* Task instructions:
Without the pictures, output the lines of the material from the very first through the one that holds "(0,0) rectangle (712,456);".

* Provided material:
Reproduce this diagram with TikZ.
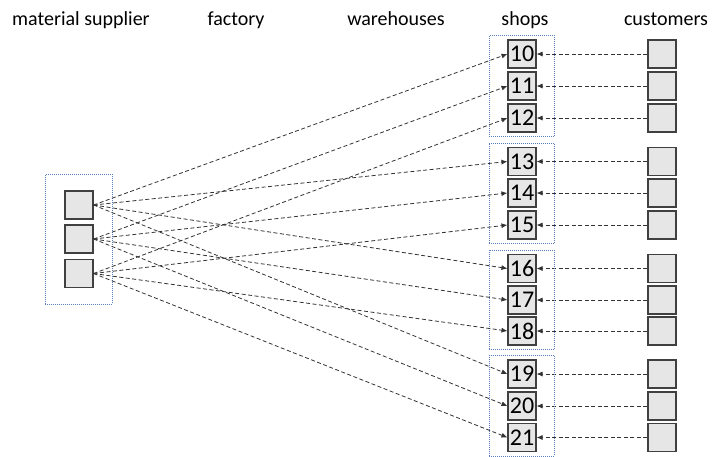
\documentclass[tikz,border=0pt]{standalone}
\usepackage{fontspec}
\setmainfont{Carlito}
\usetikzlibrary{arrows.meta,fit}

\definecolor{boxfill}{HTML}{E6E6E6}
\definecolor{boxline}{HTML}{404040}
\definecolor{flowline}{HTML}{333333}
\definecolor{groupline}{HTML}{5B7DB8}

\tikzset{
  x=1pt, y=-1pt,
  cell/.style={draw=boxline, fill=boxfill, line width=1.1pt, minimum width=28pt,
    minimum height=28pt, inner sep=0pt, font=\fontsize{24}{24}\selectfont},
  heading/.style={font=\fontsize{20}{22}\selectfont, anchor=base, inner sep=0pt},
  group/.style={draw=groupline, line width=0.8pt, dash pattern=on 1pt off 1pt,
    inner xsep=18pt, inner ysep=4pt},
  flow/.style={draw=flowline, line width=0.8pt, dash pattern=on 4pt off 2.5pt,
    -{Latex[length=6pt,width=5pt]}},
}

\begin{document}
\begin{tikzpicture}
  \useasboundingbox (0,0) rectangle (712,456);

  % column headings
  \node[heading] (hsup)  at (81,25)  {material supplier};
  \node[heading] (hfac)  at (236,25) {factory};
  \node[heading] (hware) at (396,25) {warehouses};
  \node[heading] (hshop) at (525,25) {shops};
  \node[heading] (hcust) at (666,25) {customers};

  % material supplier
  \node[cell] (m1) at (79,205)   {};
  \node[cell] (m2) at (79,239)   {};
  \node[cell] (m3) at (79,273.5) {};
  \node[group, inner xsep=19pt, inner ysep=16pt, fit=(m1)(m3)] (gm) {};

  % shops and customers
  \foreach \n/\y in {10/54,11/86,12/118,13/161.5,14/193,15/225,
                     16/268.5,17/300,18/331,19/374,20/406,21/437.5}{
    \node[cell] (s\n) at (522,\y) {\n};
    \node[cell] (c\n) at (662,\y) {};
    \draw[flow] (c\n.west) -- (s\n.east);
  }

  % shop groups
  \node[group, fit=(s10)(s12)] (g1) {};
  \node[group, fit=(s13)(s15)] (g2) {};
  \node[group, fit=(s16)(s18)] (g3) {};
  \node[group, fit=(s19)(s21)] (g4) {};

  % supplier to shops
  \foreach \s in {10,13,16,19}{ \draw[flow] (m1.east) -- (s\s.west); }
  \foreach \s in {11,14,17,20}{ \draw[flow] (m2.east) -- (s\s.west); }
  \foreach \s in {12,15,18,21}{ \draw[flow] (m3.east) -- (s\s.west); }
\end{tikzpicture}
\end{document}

* Expected answer:
Reproduce this diagram with TikZ.
\documentclass[tikz,border=0pt]{standalone}
\usepackage{fontspec}
\setmainfont{Carlito}
\usetikzlibrary{arrows.meta,fit}

\definecolor{boxfill}{HTML}{E6E6E6}
\definecolor{boxline}{HTML}{404040}
\definecolor{flowline}{HTML}{333333}
\definecolor{groupline}{HTML}{5B7DB8}

\tikzset{
  x=1pt, y=-1pt,
  cell/.style={draw=boxline, fill=boxfill, line width=1.1pt, minimum width=28pt,
    minimum height=28pt, inner sep=0pt, font=\fontsize{24}{24}\selectfont},
  heading/.style={font=\fontsize{20}{22}\selectfont, anchor=base, inner sep=0pt},
  group/.style={draw=groupline, line width=0.8pt, dash pattern=on 1pt off 1pt,
    inner xsep=18pt, inner ysep=4pt},
  flow/.style={draw=flowline, line width=0.8pt, dash pattern=on 4pt off 2.5pt,
    -{Latex[length=6pt,width=5pt]}},
}

\begin{document}
\begin{tikzpicture}
  \useasboundingbox (0,0) rectangle (712,456);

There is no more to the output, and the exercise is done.